Google upgrades Messages and RCS

Published by at

Google is gradually taking control of messaging in Android with a double whammy of a constantly upgraded Messages app (as seen in many phones now, not just Pixels, e.g. in Sonys, in the Surface Duos, and even now in Samsungs) and upgrades to the underlying Play Services, both through the Google Play Store. Highlights for me are consistent emoji support across ecosystems (e.g. to iPhones) and proper video and image support (i.e. no MMS), but see the Google blog post below for more, including a cartoon sizzle video.

From Google:

...When people with Android phones and iPhones message each other, not everything works the way it should. That’s because these conversations rely on SMS, an outdated messaging standard, instead of RCS, a modern, more secure industry standard Android uses that enables high-quality videos, emoji reactions, end-to-end encryption and more.

While our latest updates can’t fix everything about Android and iPhone conversations, here are a few ways we're addressing some of the biggest issues we've heard from you.

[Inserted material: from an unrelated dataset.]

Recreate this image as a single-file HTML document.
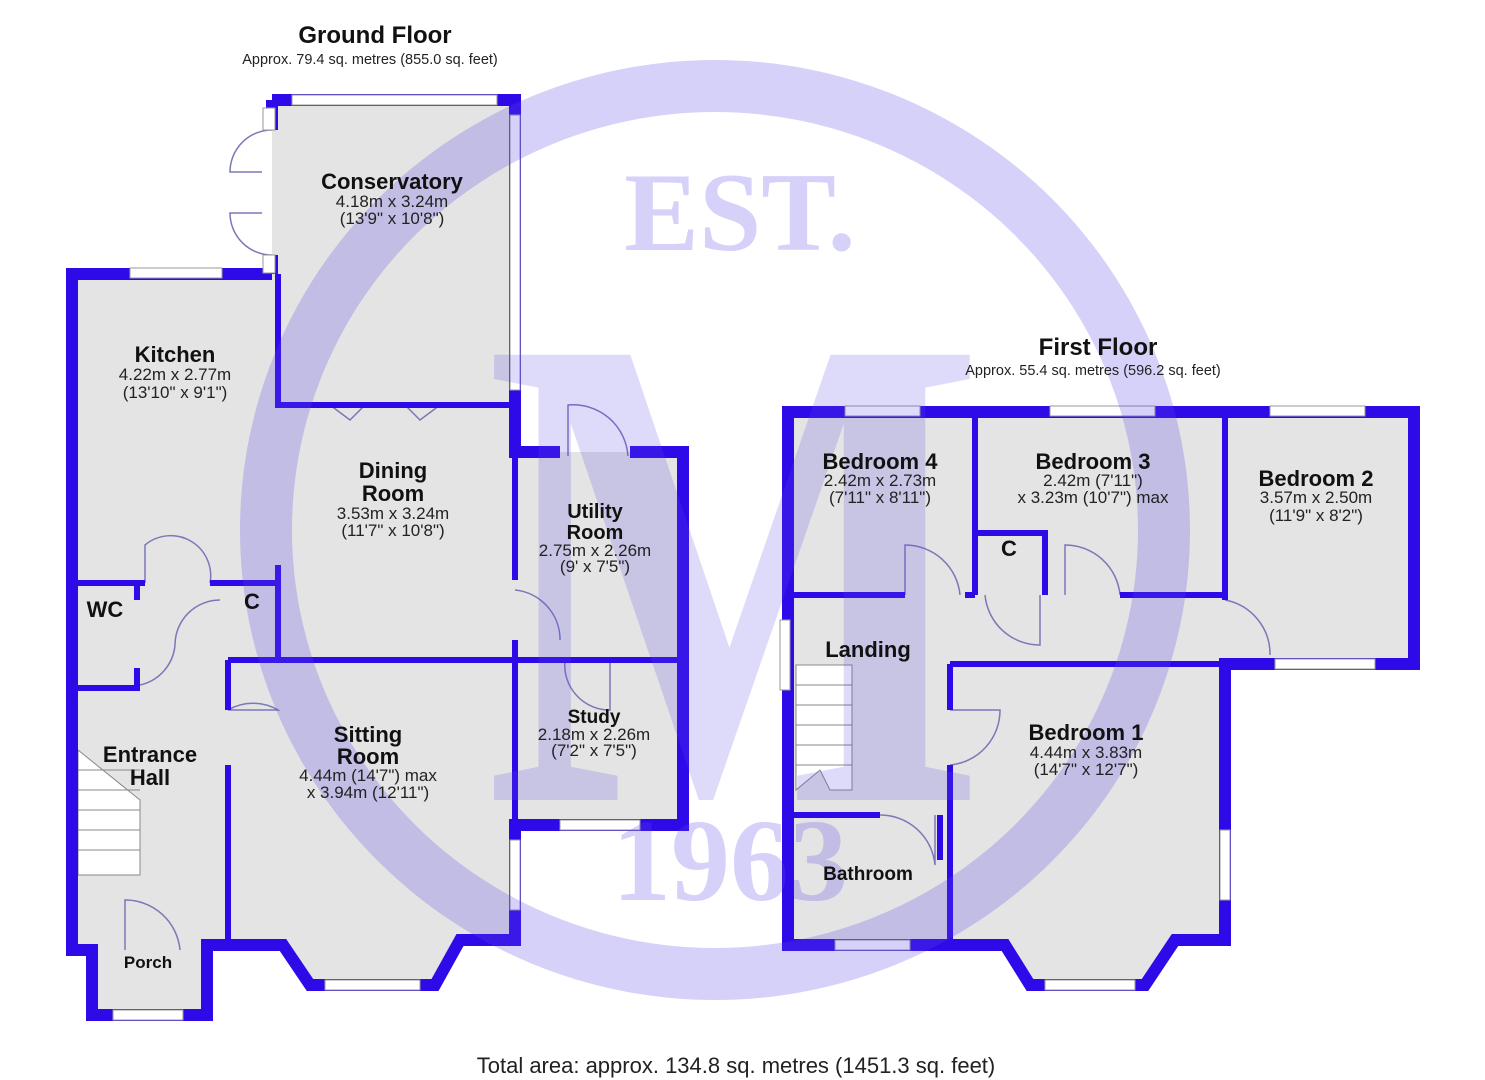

Feel the love (and laughter, confusion or excitement) from your iPhone friends, too. Reactions from iPhone users are now displayed on your Android phone as emojis, just like when you’re messaging with someone who’s using an Android device. Starting on devices set to English, with additional languages to follow.

Today, the RCS standard lets people with Android devices share beautiful, high-quality photos and videos with one another. But unfortunately, without RCS, they look blurry when you share them with your iPhone friends. Now everyone can watch your videos in the same resolution that you do since we’re bringing Google Photos into Messages. You can send your videos as Google Photos links right inside the conversation, preserving their clarity. Coming soon, you’ll be able to send your photos this way, too.

But these new updates can only do so much. We encourage Apple to join the rest of the mobile industry and adopt RCS so that we can make messaging better and more secure, no matter what device you choose.

We receive so many messages each day, it can be difficult to separate the important ones from everything else, and easy to miss some altogether. These new tools help you break through the clutter and stay on top of the conversations that matter the most.

Organized inbox automatically sorts your messages into Personal and Business tabs so you can easily find what you need at any given moment — similarly to how most of our email inboxes work. Plus, you can set one-time password messages to be automatically deleted after 24 hours to help reduce the clutter even more. Originally launched in India, this is now expanding to the U.S.

Did you leave someone hanging recently? Now gentle nudges can remind you to reply to messages you may have missed or need to follow-up on so that nothing important slips through the cracks. This will roll out first to English users around the globe.

It’s way too easy to forget important dates. Here are a few new ways Messages can help you send the right thing at the right moment to your favorite people.

It’s now easier than ever to remember to wish your friends a happy birthday. If you save someone’s birthday in your device’s contacts app, you’ll get a gentle reminder about your friend’s special day when you open Messages or jump into a conversation with them. (Candles not included.)

If you have Gboard set as your keyboard in Messages, you don’t need to settle for one emoji to tell your story. Emoji Kitchen is bigger than ever with over 2,000 new emoji mashups available as stickers. Replace heart eyes with pretzels, make it rain disco balls or add some love to your favorite foods in an endless array of emoji possibilities.

Hopefully these updates, which roll out over the coming weeks, make it easier to connect to everyone and everything you care about. Open or download Messages by Google to try them.

There's lots to like here and the good news is that a huge number of recent Android smartphones will get all this as part of the rollout. Note that RCS (and thus some of these features) does also depend on cooperation with the networks/carriers, but even this side of things is coming together nicely in most countries now.